[Set problem]
Take the lines of the data below from the very first through the line containing "from matplotlib.patches import" and output them exactly, pictures excluded.

[Collected data]
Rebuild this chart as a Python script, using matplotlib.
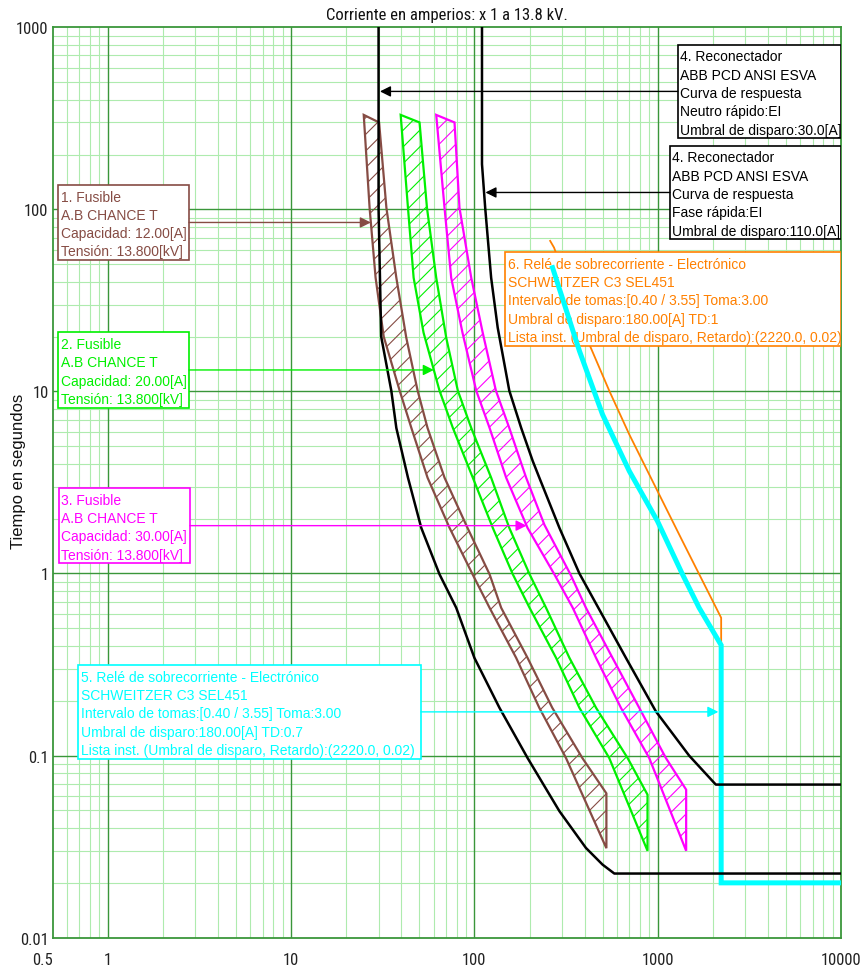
"""Time-current coordination chart: fuses, recloser and relays at 13.8 kV."""
import numpy as np
import matplotlib.pyplot as plt
from matplotlib import font_manager
from matplotlib.patches import Polygon, Rectangle

# fuse 1, A.B CHANCE T 12 A: minimum melting / total clearing (A, s)
F12_MM_I = [24.9, 26.8, 28.9, 32.0, 39.1, 45.3, 55.5, 73.2, 97.7, 121, 169, 226, 316, 525]
F12_MM_T = [330, 102, 42.1, 20.0, 10.1, 6.3, 3.36, 1.78, 0.99, 0.648, 0.344, 0.183, 0.097, 0.031]
F12_TC_I = [30.2, 33.1, 37.5, 42.5, 49.0, 55.5, 68.7, 91.7, 121, 140, 195, 266, 388, 525]
F12_TC_T = [300, 102, 42.1, 19.7, 10.1, 6.3, 3.36, 1.78, 0.99, 0.648, 0.344, 0.183, 0.097, 0.062]

# fuse 2, 20 A
F20_MM_I = [39.6, 43.4, 46.6, 52.8, 64.5, 76.3, 98.0, 126, 162, 200, 279, 374, 544, 880]
F20_MM_T = [330, 102, 42.1, 21.0, 10.1, 6.3, 3.36, 1.78, 0.99, 0.648, 0.344, 0.183, 0.097, 0.030]
F20_TC_I = [50.2, 55.1, 61.9, 70.2, 81.2, 96.1, 123.4, 155, 200, 246, 330, 461, 685, 880]
F20_TC_T = [300, 102, 42.1, 19.7, 10.1, 6.3, 3.36, 1.78, 0.99, 0.648, 0.344, 0.183, 0.097, 0.061]

# fuse 3, 30 A
F30_MM_I = [61.9, 68.7, 74.7, 86.1, 102.3, 121, 149, 195, 273, 344, 461, 630, 899, 1430]
F30_MM_T = [330, 102, 42.1, 21.0, 10.1, 6.3, 3.36, 1.78, 0.99, 0.648, 0.344, 0.183, 0.097, 0.030]
F30_TC_I = [77.9, 82.9, 96.1, 111, 131, 155, 191.5, 241, 334, 406, 567, 793, 1108, 1430]
F30_TC_T = [300, 102, 42.1, 21.0, 10.1, 6.3, 3.36, 1.85, 0.99, 0.648, 0.344, 0.183, 0.097, 0.065]

# recloser ABB PCD, fast neutral (pickup 30 A) and fast phase (pickup 110 A)
NEUTRO_I = [30, 30, 31.0, 35.2, 37.5, 43.4, 51.3, 64.5, 79.6, 100, 137, 195, 291, 406, 500, 580, 10000]
NEUTRO_T = [2000, 100, 20.0, 10.1, 6.3, 3.36, 1.78, 0.99, 0.648, 0.344, 0.183, 0.097, 0.0495,
            0.0311, 0.0252, 0.0225, 0.0225]
FASE_I = [110, 110, 114.5, 123.4, 134, 155, 180, 208, 226, 291, 374, 545, 671, 977, 1484, 2075, 10000]
FASE_T = [2000, 177, 102, 42.1, 22.4, 10.1, 6.3, 4.15, 3.36, 1.78, 1.0, 0.503, 0.344, 0.175,
          0.100, 0.0693, 0.0693]

# SEL451 relays: inverse part, then instantaneous element (2220 A, 0.02 s)
INST_PICKUP = 2220.0
INST_DELAY = 0.02
R5_I = [267, 374, 500, 700, 997, 1365, 1683, INST_PICKUP, INST_PICKUP, 10000]
R5_T = [47.8, 16.7, 7.47, 3.65, 1.94, 0.99, 0.648, 0.404, INST_DELAY, INST_DELAY]
R6_I = [259, 272, 424, 545, 700, 997, 1365, INST_PICKUP, INST_PICKUP]
R6_T = [67.1, 61.6, 18.1, 10.05, 5.80, 2.84, 1.507, 0.571, 0.42]

X_TICKS = [0.5, 1, 10, 100, 1000, 10000]
X_LABELS = ["0.5", "1", "10", "100", "1000", "10000"]
Y_TICKS = [0.01, 0.1, 1, 10, 100, 1000]
Y_LABELS = ["0.01", "0.1", "1", "10", "100", "1000"]

BROWN = "#864c44"
GREEN = "#00f000"
MAGENTA = "#ff00ff"
CYAN = "#00ffff"
ORANGE = "#ff8000"
GRID_MAJOR = "#3a963a"
GRID_MINOR = "#aeebae"

# axis text uses a narrow face when one is available
installed = {f.name for f in font_manager.fontManager.ttflist}
NARROW, NARROW_SIZE = "Liberation Sans", 10.5
for name in ["Liberation Sans Narrow", "Arial Narrow", "Roboto Condensed", "DejaVu Sans Condensed"]:
    if name in installed:
        NARROW, NARROW_SIZE = name, 12
        break
NOTE_FONT = "Liberation Sans"

fig = plt.figure(figsize=(8.62, 9.70), dpi=100)
ax = fig.add_axes([0.0611, 0.0323, 0.9145, 0.9386])
ax.set_xscale("log")
ax.set_yscale("log")
ax.set_xlim(0.5, 10000)
ax.set_ylim(0.01, 1000)

# log paper: light lines at 2..9, dark lines at each decade
minor_x = [m * 10.0 ** e for e in range(-1, 4) for m in range(2, 10) if 0.5 < m * 10.0 ** e < 10000]
minor_y = [m * 10.0 ** e for e in range(-2, 3) for m in range(2, 10)]
for v in minor_x:
    ax.axvline(v, color=GRID_MINOR, lw=0.8, zorder=0.5)
for v in minor_y:
    ax.axhline(v, color=GRID_MINOR, lw=0.8, zorder=0.5)
for v in [1, 10, 100, 1000]:
    ax.axvline(v, color=GRID_MAJOR, lw=1.0, zorder=0.6)
for v in [0.1, 1, 10, 100]:
    ax.axhline(v, color=GRID_MAJOR, lw=1.0, zorder=0.6)
for s in ax.spines.values():
    s.set_color(GRID_MAJOR)
    s.set_linewidth(1.3)

ax.set_xticks(X_TICKS, X_LABELS)
ax.set_yticks(Y_TICKS, Y_LABELS)
ax.minorticks_off()
ax.tick_params(length=0, labelsize=NARROW_SIZE, labelcolor="#222222")
ax.tick_params(axis="x", pad=10)
ax.tick_params(axis="y", pad=3)
for lab in ax.get_xticklabels() + ax.get_yticklabels():
    lab.set_family(NARROW)
ax.get_xticklabels()[0].set_horizontalalignment("right")


def fuse_band(mm_i, mm_t, tc_i, tc_t, color):
    verts = list(zip(mm_i, mm_t)) + list(zip(tc_i[::-1], tc_t[::-1]))
    ax.add_patch(Polygon(verts, closed=True, facecolor="none", edgecolor=color,
                         hatch="//", linewidth=0, zorder=2))
    ax.add_patch(Polygon(verts, closed=True, fill=False, edgecolor=color,
                         linewidth=1.6, joinstyle="miter", zorder=3))


plt.rcParams["hatch.linewidth"] = 0.8
fuse_band(F12_MM_I, F12_MM_T, F12_TC_I, F12_TC_T, BROWN)
fuse_band(F20_MM_I, F20_MM_T, F20_TC_I, F20_TC_T, GREEN)
fuse_band(F30_MM_I, F30_MM_T, F30_TC_I, F30_TC_T, MAGENTA)

ax.plot(R6_I, R6_T, color=ORANGE, lw=1.3, zorder=3)
ax.plot(R5_I, R5_T, color=CYAN, lw=3.6, zorder=6, solid_joinstyle="miter")
ax.plot(NEUTRO_I, NEUTRO_T, color="black", lw=1.8, zorder=6.5)
ax.plot(FASE_I, FASE_T, color="black", lw=1.8, zorder=6.5)

PAD = 0.0113
STEP = 0.0201


def note(x0, x1, top, lines, color):
    h = 2 * PAD + (len(lines) - 1) * STEP
    ax.add_patch(Rectangle((x0, top - h), x1 - x0, h, transform=ax.transAxes,
                           facecolor="white", edgecolor=color, lw=1.2, zorder=4))
    for k, s in enumerate(lines):
        ax.text(x0 + 0.003, top - PAD - k * STEP, s, transform=ax.transAxes,
                color=color, fontsize=10, family=NOTE_FONT, va="center_baseline",
                zorder=5, clip_on=True)
    return top - h / 2


def current_at(t, cur_i, cur_t):
    li = np.log10(cur_i)[::-1]
    lt = np.log10(cur_t)[::-1]
    return 10 ** np.interp(np.log10(t), lt, li)


def pointer(x_from, y_from, current, color, shrink=0.0):
    t = 10 ** (-2 + 5 * y_from)
    ax.annotate("", xy=(current(t), t), xycoords="data",
                xytext=(x_from, y_from), textcoords="axes fraction",
                arrowprops=dict(arrowstyle="-|>", color=color, lw=1.0,
                                mutation_scale=16, shrinkA=0, shrinkB=shrink),
                zorder=7)


fuse_lines = ["A.B CHANCE T", "Capacidad: {}[A]", "Tensión: 13.800[kV]"]

yc = note(0.007, 0.173, 0.827, ["1. Fusible", fuse_lines[0],
                                fuse_lines[1].format("12.00"), fuse_lines[2]], BROWN)
pointer(0.173, yc, lambda t: current_at(t, F12_MM_I, F12_MM_T), BROWN)

yc = note(0.007, 0.173, 0.665, ["2. Fusible", fuse_lines[0],
                                fuse_lines[1].format("20.00"), fuse_lines[2]], GREEN)
pointer(0.173, yc, lambda t: current_at(t, F20_MM_I, F20_MM_T), GREEN)

yc = note(0.008, 0.174, 0.494, ["3. Fusible", fuse_lines[0],
                                fuse_lines[1].format("30.00"), fuse_lines[2]], MAGENTA)
pointer(0.174, yc, lambda t: current_at(t, F30_MM_I, F30_MM_T), MAGENTA)

yc = note(0.793, 1.0, 0.981, ["4. Reconectador", "ABB PCD ANSI ESVA", "Curva de respuesta",
                              "Neutro rápido:EI", "Umbral de disparo:30.0[A]"], "black")
pointer(0.793, yc, lambda t: current_at(t, NEUTRO_I, NEUTRO_T), "black", shrink=1.0)

yc = note(0.783, 1.0, 0.870, ["4. Reconectador", "ABB PCD ANSI ESVA", "Curva de respuesta",
                              "Fase rápida:EI", "Umbral de disparo:110.0[A]"], "black")
pointer(0.783, yc, lambda t: current_at(t, FASE_I, FASE_T), "black", shrink=1.0)

relay_lines = ["Relé de sobrecorriente - Electrónico", "SCHWEITZER C3 SEL451",
               "Intervalo de tomas:[0.40 / 3.55] Toma:3.00"]
inst_line = "Lista inst. (Umbral de disparo, Retardo):({:.1f}, {:.2f})".format(INST_PICKUP, INST_DELAY)

note(0.574, 1.0, 0.753, ["6. " + relay_lines[0], relay_lines[1], relay_lines[2],
                         "Umbral de disparo:180.00[A] TD:1", inst_line], ORANGE)

yc = note(0.0325, 0.467, 0.2995, ["5. " + relay_lines[0], relay_lines[1], relay_lines[2],
                                  "Umbral de disparo:180.00[A] TD:0.7", inst_line], CYAN)
pointer(0.467, yc, lambda t: INST_PICKUP, CYAN, shrink=2.0)

fig.text(0.5186, 0.9845, "Corriente en amperios: x 1 a 13.8 kV.", ha="center", va="center",
         family=NARROW, fontsize=NARROW_SIZE, color="#111111")
fig.text(0.022, 0.5144, "Tiempo en segundos", rotation=90, ha="center", va="center",
         family="Liberation Sans", fontsize=12, color="#111111")

fig.savefig("out.png", dpi=100, facecolor="white")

[Result]
Rebuild this chart as a Python script, using matplotlib.
"""Time-current coordination chart: fuses, recloser and relays at 13.8 kV."""
import numpy as np
import matplotlib.pyplot as plt
from matplotlib import font_manager
from matplotlib.patches import Polygon, Rectangle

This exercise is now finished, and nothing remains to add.